Supplied material —
+ + + + +
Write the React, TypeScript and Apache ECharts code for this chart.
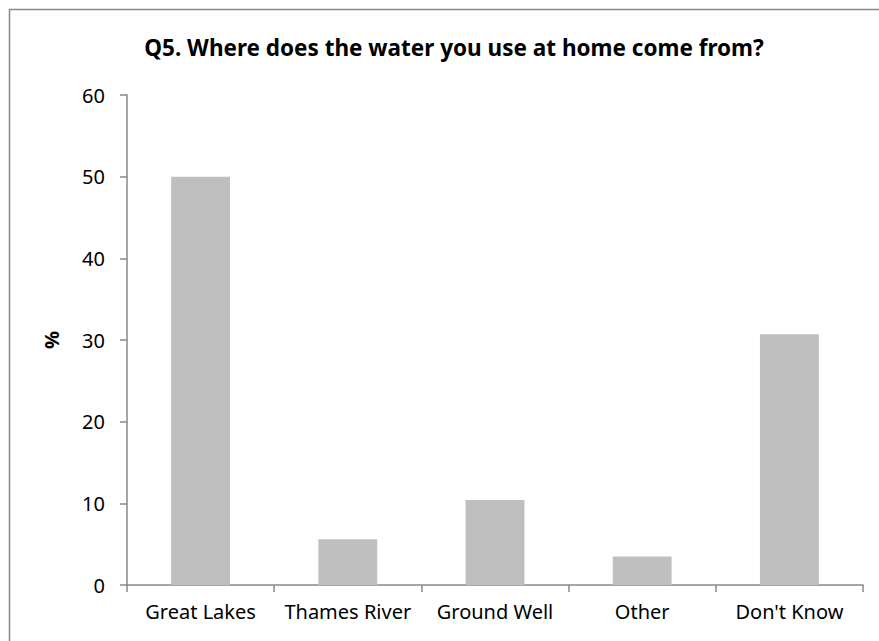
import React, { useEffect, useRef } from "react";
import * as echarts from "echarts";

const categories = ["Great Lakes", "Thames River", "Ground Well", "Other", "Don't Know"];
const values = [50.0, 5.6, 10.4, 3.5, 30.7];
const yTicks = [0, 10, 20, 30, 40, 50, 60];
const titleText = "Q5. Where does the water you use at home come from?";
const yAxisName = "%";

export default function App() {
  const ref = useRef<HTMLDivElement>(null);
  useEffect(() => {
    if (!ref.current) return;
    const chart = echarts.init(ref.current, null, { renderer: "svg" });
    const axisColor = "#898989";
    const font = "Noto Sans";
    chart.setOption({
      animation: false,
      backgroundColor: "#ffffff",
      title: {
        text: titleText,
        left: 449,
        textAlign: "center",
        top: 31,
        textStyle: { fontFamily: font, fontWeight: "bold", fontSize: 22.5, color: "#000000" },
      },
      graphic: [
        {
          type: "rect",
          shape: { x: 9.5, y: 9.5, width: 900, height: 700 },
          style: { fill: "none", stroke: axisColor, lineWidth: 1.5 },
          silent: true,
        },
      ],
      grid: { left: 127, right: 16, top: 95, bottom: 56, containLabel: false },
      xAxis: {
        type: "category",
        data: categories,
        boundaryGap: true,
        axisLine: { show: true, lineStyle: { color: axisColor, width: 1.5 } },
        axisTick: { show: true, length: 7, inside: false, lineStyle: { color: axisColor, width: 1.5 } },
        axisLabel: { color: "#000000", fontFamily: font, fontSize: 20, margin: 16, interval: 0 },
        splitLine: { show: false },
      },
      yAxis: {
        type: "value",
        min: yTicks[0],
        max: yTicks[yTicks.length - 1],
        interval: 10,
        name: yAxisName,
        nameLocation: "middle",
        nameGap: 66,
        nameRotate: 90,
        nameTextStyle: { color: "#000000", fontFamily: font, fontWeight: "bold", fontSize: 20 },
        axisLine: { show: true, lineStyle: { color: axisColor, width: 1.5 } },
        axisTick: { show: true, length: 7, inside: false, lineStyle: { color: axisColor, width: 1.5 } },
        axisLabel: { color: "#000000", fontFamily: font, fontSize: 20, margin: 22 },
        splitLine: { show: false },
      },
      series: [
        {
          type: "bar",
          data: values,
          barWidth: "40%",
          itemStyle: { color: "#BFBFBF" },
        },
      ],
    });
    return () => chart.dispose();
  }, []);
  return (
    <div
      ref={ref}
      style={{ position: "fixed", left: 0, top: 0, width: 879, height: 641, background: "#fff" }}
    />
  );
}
+ + + + +
Every line of the material is to be quoted exactly, with no pictures carried over.

Answer below —
Write the React, TypeScript and Apache ECharts code for this chart.
import React, { useEffect, useRef } from "react";
import * as echarts from "echarts";

const categories = ["Great Lakes", "Thames River", "Ground Well", "Other", "Don't Know"];
const values = [50.0, 5.6, 10.4, 3.5, 30.7];
const yTicks = [0, 10, 20, 30, 40, 50, 60];
const titleText = "Q5. Where does the water you use at home come from?";
const yAxisName = "%";

export default function App() {
  const ref = useRef<HTMLDivElement>(null);
  useEffect(() => {
    if (!ref.current) return;
    const chart = echarts.init(ref.current, null, { renderer: "svg" });
    const axisColor = "#898989";
    const font = "Noto Sans";
    chart.setOption({
      animation: false,
      backgroundColor: "#ffffff",
      title: {
        text: titleText,
        left: 449,
        textAlign: "center",
        top: 31,
        textStyle: { fontFamily: font, fontWeight: "bold", fontSize: 22.5, color: "#000000" },
      },
      graphic: [
        {
          type: "rect",
          shape: { x: 9.5, y: 9.5, width: 900, height: 700 },
          style: { fill: "none", stroke: axisColor, lineWidth: 1.5 },
          silent: true,
        },
      ],
      grid: { left: 127, right: 16, top: 95, bottom: 56, containLabel: false },
      xAxis: {
        type: "category",
        data: categories,
        boundaryGap: true,
        axisLine: { show: true, lineStyle: { color: axisColor, width: 1.5 } },
        axisTick: { show: true, length: 7, inside: false, lineStyle: { color: axisColor, width: 1.5 } },
        axisLabel: { color: "#000000", fontFamily: font, fontSize: 20, margin: 16, interval: 0 },
        splitLine: { show: false },
      },
      yAxis: {
        type: "value",
        min: yTicks[0],
        max: yTicks[yTicks.length - 1],
        interval: 10,
        name: yAxisName,
        nameLocation: "middle",
        nameGap: 66,
        nameRotate: 90,
        nameTextStyle: { color: "#000000", fontFamily: font, fontWeight: "bold", fontSize: 20 },
        axisLine: { show: true, lineStyle: { color: axisColor, width: 1.5 } },
        axisTick: { show: true, length: 7, inside: false, lineStyle: { color: axisColor, width: 1.5 } },
        axisLabel: { color: "#000000", fontFamily: font, fontSize: 20, margin: 22 },
        splitLine: { show: false },
      },
      series: [
        {
          type: "bar",
          data: values,
          barWidth: "40%",
          itemStyle: { color: "#BFBFBF" },
        },
      ],
    });
    return () => chart.dispose();
  }, []);
  return (
    <div
      ref={ref}
      style={{ position: "fixed", left: 0, top: 0, width: 879, height: 641, background: "#fff" }}
    />
  );
}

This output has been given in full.